The request: Your task is to repeat the lines below exactly, excluding any pictures they contain.

_ _ _

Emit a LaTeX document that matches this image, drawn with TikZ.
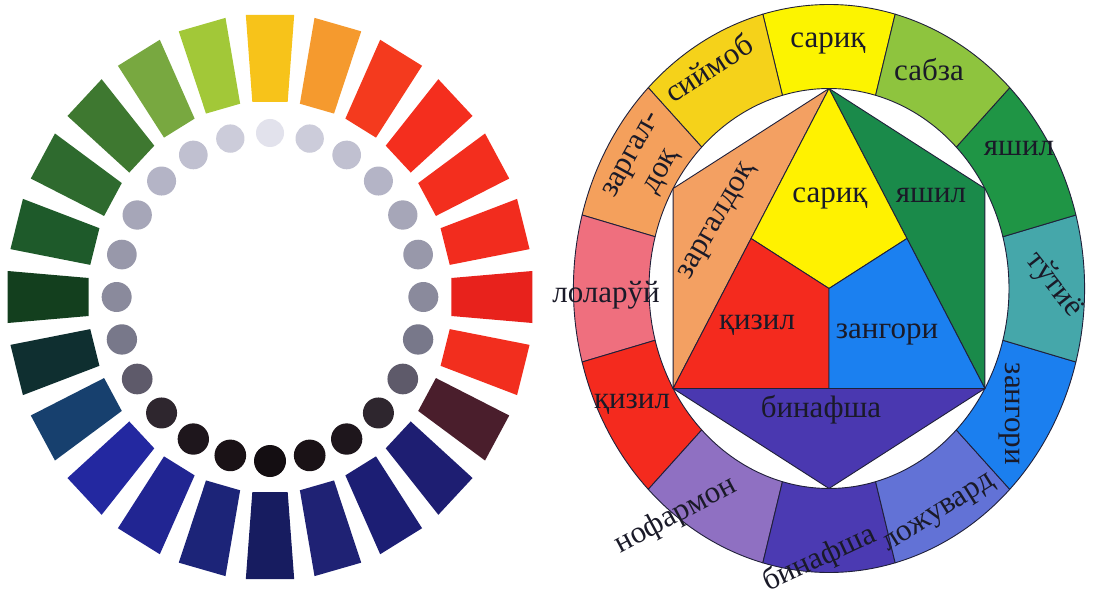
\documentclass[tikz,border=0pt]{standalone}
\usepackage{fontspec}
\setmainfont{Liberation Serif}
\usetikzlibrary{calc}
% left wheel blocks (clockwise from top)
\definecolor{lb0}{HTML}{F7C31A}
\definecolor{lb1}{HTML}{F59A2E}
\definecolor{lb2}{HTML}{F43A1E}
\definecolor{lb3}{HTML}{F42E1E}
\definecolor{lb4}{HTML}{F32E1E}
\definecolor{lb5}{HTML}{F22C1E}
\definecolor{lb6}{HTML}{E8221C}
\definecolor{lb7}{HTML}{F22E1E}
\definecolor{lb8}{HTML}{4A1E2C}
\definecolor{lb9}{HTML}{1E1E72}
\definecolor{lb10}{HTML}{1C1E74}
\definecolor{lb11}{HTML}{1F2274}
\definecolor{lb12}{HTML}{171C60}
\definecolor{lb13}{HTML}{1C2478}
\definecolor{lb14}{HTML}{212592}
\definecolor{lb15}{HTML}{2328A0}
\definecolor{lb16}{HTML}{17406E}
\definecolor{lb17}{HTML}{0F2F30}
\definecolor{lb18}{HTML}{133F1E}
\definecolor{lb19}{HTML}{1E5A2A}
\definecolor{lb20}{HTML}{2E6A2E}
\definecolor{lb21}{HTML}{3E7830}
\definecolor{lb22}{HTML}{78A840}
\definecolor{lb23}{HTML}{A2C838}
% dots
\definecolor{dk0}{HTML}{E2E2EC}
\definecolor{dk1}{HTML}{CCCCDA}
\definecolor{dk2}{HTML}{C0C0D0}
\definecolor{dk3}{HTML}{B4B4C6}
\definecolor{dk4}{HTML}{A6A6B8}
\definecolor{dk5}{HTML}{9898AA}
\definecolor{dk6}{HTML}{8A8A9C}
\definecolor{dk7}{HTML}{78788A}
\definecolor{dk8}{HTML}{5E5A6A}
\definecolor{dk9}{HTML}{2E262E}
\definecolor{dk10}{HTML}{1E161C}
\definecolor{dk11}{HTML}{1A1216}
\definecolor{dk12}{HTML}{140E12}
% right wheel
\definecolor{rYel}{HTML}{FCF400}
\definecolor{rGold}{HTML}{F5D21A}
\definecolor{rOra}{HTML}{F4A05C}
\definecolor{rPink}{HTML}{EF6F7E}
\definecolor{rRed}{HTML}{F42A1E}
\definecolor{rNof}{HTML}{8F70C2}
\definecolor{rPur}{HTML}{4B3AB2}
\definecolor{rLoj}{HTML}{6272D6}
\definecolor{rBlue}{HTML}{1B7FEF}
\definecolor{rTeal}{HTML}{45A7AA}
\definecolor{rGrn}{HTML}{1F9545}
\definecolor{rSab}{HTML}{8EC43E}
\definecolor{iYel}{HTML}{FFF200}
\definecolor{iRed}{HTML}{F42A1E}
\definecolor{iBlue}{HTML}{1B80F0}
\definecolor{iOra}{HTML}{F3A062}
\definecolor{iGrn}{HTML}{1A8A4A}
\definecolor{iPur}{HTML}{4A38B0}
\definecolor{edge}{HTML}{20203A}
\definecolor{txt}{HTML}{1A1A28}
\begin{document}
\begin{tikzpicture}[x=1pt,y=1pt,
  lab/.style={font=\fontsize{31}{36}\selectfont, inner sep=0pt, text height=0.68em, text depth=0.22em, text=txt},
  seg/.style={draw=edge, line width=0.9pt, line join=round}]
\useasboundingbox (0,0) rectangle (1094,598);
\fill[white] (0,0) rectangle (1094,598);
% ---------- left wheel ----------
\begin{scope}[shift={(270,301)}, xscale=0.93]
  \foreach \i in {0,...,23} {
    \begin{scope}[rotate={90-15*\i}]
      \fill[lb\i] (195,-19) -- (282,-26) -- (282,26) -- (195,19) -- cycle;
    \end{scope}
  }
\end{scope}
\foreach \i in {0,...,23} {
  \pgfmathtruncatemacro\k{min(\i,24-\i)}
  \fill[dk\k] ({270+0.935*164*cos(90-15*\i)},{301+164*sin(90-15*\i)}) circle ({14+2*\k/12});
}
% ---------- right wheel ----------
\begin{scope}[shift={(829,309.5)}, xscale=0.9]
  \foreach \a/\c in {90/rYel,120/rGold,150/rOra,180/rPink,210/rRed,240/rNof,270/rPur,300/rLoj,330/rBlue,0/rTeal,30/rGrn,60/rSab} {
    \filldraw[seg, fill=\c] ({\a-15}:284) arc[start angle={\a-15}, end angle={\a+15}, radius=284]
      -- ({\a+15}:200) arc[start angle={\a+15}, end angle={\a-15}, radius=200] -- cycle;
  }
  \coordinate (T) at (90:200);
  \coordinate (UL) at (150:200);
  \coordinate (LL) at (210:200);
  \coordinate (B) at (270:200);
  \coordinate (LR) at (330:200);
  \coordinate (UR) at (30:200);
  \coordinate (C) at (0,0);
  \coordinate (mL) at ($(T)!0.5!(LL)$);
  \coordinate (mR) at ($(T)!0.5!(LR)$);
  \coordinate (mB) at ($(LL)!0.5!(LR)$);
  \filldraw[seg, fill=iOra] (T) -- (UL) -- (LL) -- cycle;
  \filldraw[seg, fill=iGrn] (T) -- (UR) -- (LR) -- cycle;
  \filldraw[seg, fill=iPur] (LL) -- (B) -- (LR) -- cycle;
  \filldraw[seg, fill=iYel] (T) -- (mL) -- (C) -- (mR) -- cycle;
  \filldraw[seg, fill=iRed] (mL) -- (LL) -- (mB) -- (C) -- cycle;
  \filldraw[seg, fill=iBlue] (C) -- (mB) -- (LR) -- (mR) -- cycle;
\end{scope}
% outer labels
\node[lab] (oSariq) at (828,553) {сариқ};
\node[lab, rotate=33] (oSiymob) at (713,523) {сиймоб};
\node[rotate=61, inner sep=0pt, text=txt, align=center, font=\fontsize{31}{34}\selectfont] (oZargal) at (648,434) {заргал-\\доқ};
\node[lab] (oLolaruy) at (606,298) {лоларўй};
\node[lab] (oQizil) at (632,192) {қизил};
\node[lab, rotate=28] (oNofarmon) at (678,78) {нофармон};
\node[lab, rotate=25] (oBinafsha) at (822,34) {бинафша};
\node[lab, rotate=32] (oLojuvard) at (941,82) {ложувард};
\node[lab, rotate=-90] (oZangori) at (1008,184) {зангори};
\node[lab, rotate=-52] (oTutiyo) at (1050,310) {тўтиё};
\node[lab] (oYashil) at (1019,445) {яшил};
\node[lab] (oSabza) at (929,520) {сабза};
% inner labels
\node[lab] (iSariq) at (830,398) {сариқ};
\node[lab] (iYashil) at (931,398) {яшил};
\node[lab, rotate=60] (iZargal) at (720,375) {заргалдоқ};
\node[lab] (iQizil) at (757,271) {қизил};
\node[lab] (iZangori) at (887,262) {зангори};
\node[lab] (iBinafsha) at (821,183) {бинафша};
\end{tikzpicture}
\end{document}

_ _ _

Solution to this exercise:
Emit a LaTeX document that matches this image, drawn with TikZ.
\documentclass[tikz,border=0pt]{standalone}
\usepackage{fontspec}
\setmainfont{Liberation Serif}
\usetikzlibrary{calc}
% left wheel blocks (clockwise from top)
\definecolor{lb0}{HTML}{F7C31A}
\definecolor{lb1}{HTML}{F59A2E}
\definecolor{lb2}{HTML}{F43A1E}
\definecolor{lb3}{HTML}{F42E1E}
\definecolor{lb4}{HTML}{F32E1E}
\definecolor{lb5}{HTML}{F22C1E}
\definecolor{lb6}{HTML}{E8221C}
\definecolor{lb7}{HTML}{F22E1E}
\definecolor{lb8}{HTML}{4A1E2C}
\definecolor{lb9}{HTML}{1E1E72}
\definecolor{lb10}{HTML}{1C1E74}
\definecolor{lb11}{HTML}{1F2274}
\definecolor{lb12}{HTML}{171C60}
\definecolor{lb13}{HTML}{1C2478}
\definecolor{lb14}{HTML}{212592}
\definecolor{lb15}{HTML}{2328A0}
\definecolor{lb16}{HTML}{17406E}
\definecolor{lb17}{HTML}{0F2F30}
\definecolor{lb18}{HTML}{133F1E}
\definecolor{lb19}{HTML}{1E5A2A}
\definecolor{lb20}{HTML}{2E6A2E}
\definecolor{lb21}{HTML}{3E7830}
\definecolor{lb22}{HTML}{78A840}
\definecolor{lb23}{HTML}{A2C838}
% dots
\definecolor{dk0}{HTML}{E2E2EC}
\definecolor{dk1}{HTML}{CCCCDA}
\definecolor{dk2}{HTML}{C0C0D0}
\definecolor{dk3}{HTML}{B4B4C6}
\definecolor{dk4}{HTML}{A6A6B8}
\definecolor{dk5}{HTML}{9898AA}
\definecolor{dk6}{HTML}{8A8A9C}
\definecolor{dk7}{HTML}{78788A}
\definecolor{dk8}{HTML}{5E5A6A}
\definecolor{dk9}{HTML}{2E262E}
\definecolor{dk10}{HTML}{1E161C}
\definecolor{dk11}{HTML}{1A1216}
\definecolor{dk12}{HTML}{140E12}
% right wheel
\definecolor{rYel}{HTML}{FCF400}
\definecolor{rGold}{HTML}{F5D21A}
\definecolor{rOra}{HTML}{F4A05C}
\definecolor{rPink}{HTML}{EF6F7E}
\definecolor{rRed}{HTML}{F42A1E}
\definecolor{rNof}{HTML}{8F70C2}
\definecolor{rPur}{HTML}{4B3AB2}
\definecolor{rLoj}{HTML}{6272D6}
\definecolor{rBlue}{HTML}{1B7FEF}
\definecolor{rTeal}{HTML}{45A7AA}
\definecolor{rGrn}{HTML}{1F9545}
\definecolor{rSab}{HTML}{8EC43E}
\definecolor{iYel}{HTML}{FFF200}
\definecolor{iRed}{HTML}{F42A1E}
\definecolor{iBlue}{HTML}{1B80F0}
\definecolor{iOra}{HTML}{F3A062}
\definecolor{iGrn}{HTML}{1A8A4A}
\definecolor{iPur}{HTML}{4A38B0}
\definecolor{edge}{HTML}{20203A}
\definecolor{txt}{HTML}{1A1A28}
\begin{document}
\begin{tikzpicture}[x=1pt,y=1pt,
  lab/.style={font=\fontsize{31}{36}\selectfont, inner sep=0pt, text height=0.68em, text depth=0.22em, text=txt},
  seg/.style={draw=edge, line width=0.9pt, line join=round}]
\useasboundingbox (0,0) rectangle (1094,598);
\fill[white] (0,0) rectangle (1094,598);
% ---------- left wheel ----------
\begin{scope}[shift={(270,301)}, xscale=0.93]
  \foreach \i in {0,...,23} {
    \begin{scope}[rotate={90-15*\i}]
      \fill[lb\i] (195,-19) -- (282,-26) -- (282,26) -- (195,19) -- cycle;
    \end{scope}
  }
\end{scope}
\foreach \i in {0,...,23} {
  \pgfmathtruncatemacro\k{min(\i,24-\i)}
  \fill[dk\k] ({270+0.935*164*cos(90-15*\i)},{301+164*sin(90-15*\i)}) circle ({14+2*\k/12});
}
% ---------- right wheel ----------
\begin{scope}[shift={(829,309.5)}, xscale=0.9]
  \foreach \a/\c in {90/rYel,120/rGold,150/rOra,180/rPink,210/rRed,240/rNof,270/rPur,300/rLoj,330/rBlue,0/rTeal,30/rGrn,60/rSab} {
    \filldraw[seg, fill=\c] ({\a-15}:284) arc[start angle={\a-15}, end angle={\a+15}, radius=284]
      -- ({\a+15}:200) arc[start angle={\a+15}, end angle={\a-15}, radius=200] -- cycle;
  }
  \coordinate (T) at (90:200);
  \coordinate (UL) at (150:200);
  \coordinate (LL) at (210:200);
  \coordinate (B) at (270:200);
  \coordinate (LR) at (330:200);
  \coordinate (UR) at (30:200);
  \coordinate (C) at (0,0);
  \coordinate (mL) at ($(T)!0.5!(LL)$);
  \coordinate (mR) at ($(T)!0.5!(LR)$);
  \coordinate (mB) at ($(LL)!0.5!(LR)$);
  \filldraw[seg, fill=iOra] (T) -- (UL) -- (LL) -- cycle;
  \filldraw[seg, fill=iGrn] (T) -- (UR) -- (LR) -- cycle;
  \filldraw[seg, fill=iPur] (LL) -- (B) -- (LR) -- cycle;
  \filldraw[seg, fill=iYel] (T) -- (mL) -- (C) -- (mR) -- cycle;
  \filldraw[seg, fill=iRed] (mL) -- (LL) -- (mB) -- (C) -- cycle;
  \filldraw[seg, fill=iBlue] (C) -- (mB) -- (LR) -- (mR) -- cycle;
\end{scope}
% outer labels
\node[lab] (oSariq) at (828,553) {сариқ};
\node[lab, rotate=33] (oSiymob) at (713,523) {сиймоб};
\node[rotate=61, inner sep=0pt, text=txt, align=center, font=\fontsize{31}{34}\selectfont] (oZargal) at (648,434) {заргал-\\доқ};
\node[lab] (oLolaruy) at (606,298) {лоларўй};
\node[lab] (oQizil) at (632,192) {қизил};
\node[lab, rotate=28] (oNofarmon) at (678,78) {нофармон};
\node[lab, rotate=25] (oBinafsha) at (822,34) {бинафша};
\node[lab, rotate=32] (oLojuvard) at (941,82) {ложувард};
\node[lab, rotate=-90] (oZangori) at (1008,184) {зангори};
\node[lab, rotate=-52] (oTutiyo) at (1050,310) {тўтиё};
\node[lab] (oYashil) at (1019,445) {яшил};
\node[lab] (oSabza) at (929,520) {сабза};
% inner labels
\node[lab] (iSariq) at (830,398) {сариқ};
\node[lab] (iYashil) at (931,398) {яшил};
\node[lab, rotate=60] (iZargal) at (720,375) {заргалдоқ};
\node[lab] (iQizil) at (757,271) {қизил};
\node[lab] (iZangori) at (887,262) {зангори};
\node[lab] (iBinafsha) at (821,183) {бинафша};
\end{tikzpicture}
\end{document}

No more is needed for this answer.